Today I saw my towel sitting there on the rack, folded nicely and perfectly to the side leaving enough space for James' towel, except his towel is not there. It is with him on his ship, drying him each day as he works alongside thousands of other Australians to ensure our freedom.
Okay, thats a bit extreme. We have lots of towels in our house and I could hang another one up to fill the space but I like to remember that he is not here. I like to be reminded of what he is missing out on so that we can have all this. So that Oliver can have his Mummy home 24x7, so that I can finish my degree, so we can live in prosperity. But also so that we can live free.
Although it still made me sad to see my towel sitting there all alone, it is a perfect metaphor for how I feel right now. Like I have a big 'towel rack' to fill, but I am too neatly folded to the side to fill it.

Anzac day was yesterday. I wanted to go to the march but Oliver cried all night long. He was cold, or hungry, or just plan sad. In turn, I cried all morning. I was sad, frustrated and missing James. I wanted to watch him march but he is away. In his four years in the defence force, I have only seen him in one march. But that is the lifestyle and that is okay, it has to be- I have no choice.
It did get me thinking though. How hard I find it. Not just to be alone, or to play single Mum, but how much I miss James. I miss him being here, I miss talking to him, I miss cooking for him, I miss his scent and his smile. I miss him. But I know he is coming home. Even though he is out defending our country I have almost no fear that he will be taken from me permanently. No more than I do when he gets into a car, or goes to work in the morning.
Just imagine waving someone off and never knowing if you're going to see them again. Imagine seeing your husband, boyfriend, brother, sister, Dad, Mum, wife, any loved one walking through the door and never knowing if they are going to return.
That was a reality for so many people. It was a reality during WW1, WW2 and many wars since. The fear still exists for persons being sent to the gulf today, but not as much. It must have been horrible. Wives playing mother and father to their children, never knowing if their father would return. Mothers trying to enjoy every moment of their children's life, with a heavy longing in their heart.


        I try to consider things as relative to everyones lifestyle and experiences. This is something James has taught me. This is to say that if someone stubs their toe and they have never experienced pain before it can be worse to them than someone who has broken an arm but has broken bones before. The pain is relative to the experience of the individuals.Some navy wives laugh that their friends say they know what it 'feels like' to be a navy spouse because their partner has to go away for a week every few months. I don't think its funny. I think they do know what its like to long for their partner, and I think it is relative to their experiences. I don't think we are any better or any worse than any other wife (or husband) who has to wave their partner off for days-weeks-months at a time. We just 'know' what we are getting into. 

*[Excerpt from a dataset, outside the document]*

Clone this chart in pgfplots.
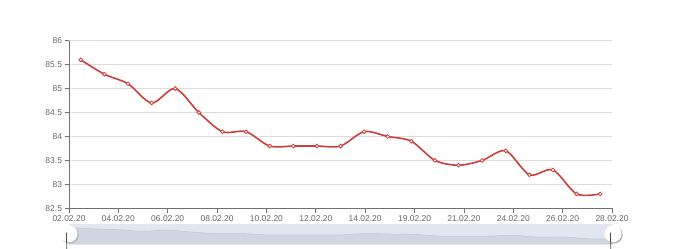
\documentclass[border=0pt]{standalone}
\usepackage{fontspec}
\setmainfont{Liberation Sans}
\usepackage{pgfplots}
\pgfplotsset{compat=1.18}
\definecolor{lred}{HTML}{CB3F3C}
\definecolor{axgray}{HTML}{6E7079}
\definecolor{lblgray}{HTML}{666666}
\definecolor{gridgray}{HTML}{DCDCDC}
\definecolor{slbg}{HTML}{E2E7EF}
\definecolor{slarea}{HTML}{D0D7E2}
\definecolor{slline}{HTML}{C3CBD8}
\begin{document}
\begin{tikzpicture}
\path[use as bounding box] (0,0) rectangle (680bp,249bp);
\begin{axis}[
  at={(69bp,40.7bp)}, anchor=south west,
  scale only axis, width=543bp, height=167.6bp,
  xmin=-0.5, xmax=22.5, ymin=82.5, ymax=86,
  ytick={82.5,83,83.5,84,84.5,85,85.5,86},
  yticklabels={82.5,83,83.5,84,84.5,85,85.5,86},
  xtick={-0.5,1.5909,3.6818,5.7727,7.8636,9.9545,12.0455,14.1364,16.2273,18.3182,20.4091,22.5},
  xticklabels={02.02.20,04.02.20,06.02.20,08.02.20,10.02.20,12.02.20,14.02.20,19.02.20,21.02.20,24.02.20,26.02.20,28.02.20},
  axis x line*=bottom, axis y line*=left,
  axis line style={draw=axgray, line width=0.8bp},
  x axis line style={-}, y axis line style={-},
  tick style={draw=axgray, line width=0.8bp},
  tick align=outside,
  major tick length=4.5bp,
  ymajorgrids, grid style={draw=gridgray, line width=0.8bp},
  tick label style={font=\fontsize{8.5}{10}\selectfont, text=lblgray},
  xticklabel style={yshift=1bp},
  yticklabel style={xshift=1bp},
  /pgf/number format/assume math mode=true,
  clip=false,
]
\addplot[lred, line width=1.6bp, smooth, tension=0.5,
  mark=*, mark size=1.9bp, mark options={fill=white, draw=lred, line width=0.8bp}]
coordinates {
(0,85.6)(1,85.3)(2,85.1)(3,84.7)(4,85.0)(5,84.5)(6,84.1)(7,84.1)(8,83.8)(9,83.8)(10,83.8)(11,83.8)
(12,84.1)(13,84.0)(14,83.9)(15,83.5)(16,83.4)(17,83.5)(18,83.7)(19,83.2)(20,83.3)(21,82.8)(22,82.8)
};
\end{axis}
\begin{axis}[
  at={(69bp,5bp)}, anchor=south west,
  scale only axis, width=544bp, height=20.3bp,
  xmin=0, xmax=22, ymin=81.5, ymax=86.6,
  hide axis,
  axis background/.style={fill=slbg},
  clip=false,
]
\addplot[fill=slarea, draw=slline, line width=0.6bp, smooth, tension=0.5] coordinates {
(0,85.6)(1,85.3)(2,85.1)(3,84.7)(4,85.0)(5,84.5)(6,84.1)(7,84.1)(8,83.8)(9,83.8)(10,83.8)(11,83.8)
(12,84.1)(13,84.0)(14,83.9)(15,83.5)(16,83.4)(17,83.5)(18,83.7)(19,83.2)(20,83.3)(21,82.8)(22,82.8)
} \closedcycle;
\fill[black!30] (axis cs:0,84.05) ++(1bp,-1bp) circle[radius=8.7bp];
\fill[white] (axis cs:0,84.05) circle[radius=8.5bp];
\draw[black!70, line width=0.8bp] (axis cs:0,84.05) ++(-2.5bp,1.3bp) -- ++(5bp,0) ++(-5bp,-2.6bp) -- ++(5bp,0);
\fill[black!30] (axis cs:22,84.05) ++(1bp,-1bp) circle[radius=8.7bp];
\fill[white] (axis cs:22,84.05) circle[radius=8.5bp];
\draw[black!70, line width=0.8bp] (axis cs:22,84.05) ++(-2.5bp,1.3bp) -- ++(5bp,0) ++(-5bp,-2.6bp) -- ++(5bp,0);
\end{axis}
\end{tikzpicture}
\end{document}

But when I look at people who had to say goodbye with the doubt of ever holding their loved one again, it makes my heart sink down to my toes. I couldn't even fathom the shear pain of having to let go from that last embrace. It terrifies me. I can't even imagine the fear, the angst. Obviously losing a loved one would be hard, but this uncertainty seems so depressing in a very powerful way.

I am sad that James is away. I am sad that for the next few weeks I have to fill his shoes. I am enjoying every single moment with Oliver, he grows so much each day. Yet I am sad that James is not here to share it. But he is coming home, so for now I will fill his shoes. I will play Mum and Dad to Oliver. I will be a better woman and a better mum.

Today, I unfolded my lonely towel and allowed it to cover the entire rack. It doesn't look so lonely anymore and I have a feeling that tomorrow I will be drying myself with a very dry and fluffy towel. I feel satisfied in knowing that some day soon I can fold it back up and James' will return to its rightful place. But not today.

Lest we forget, not only those who sacrificed their lives but also the loved ones who survived each day with out them.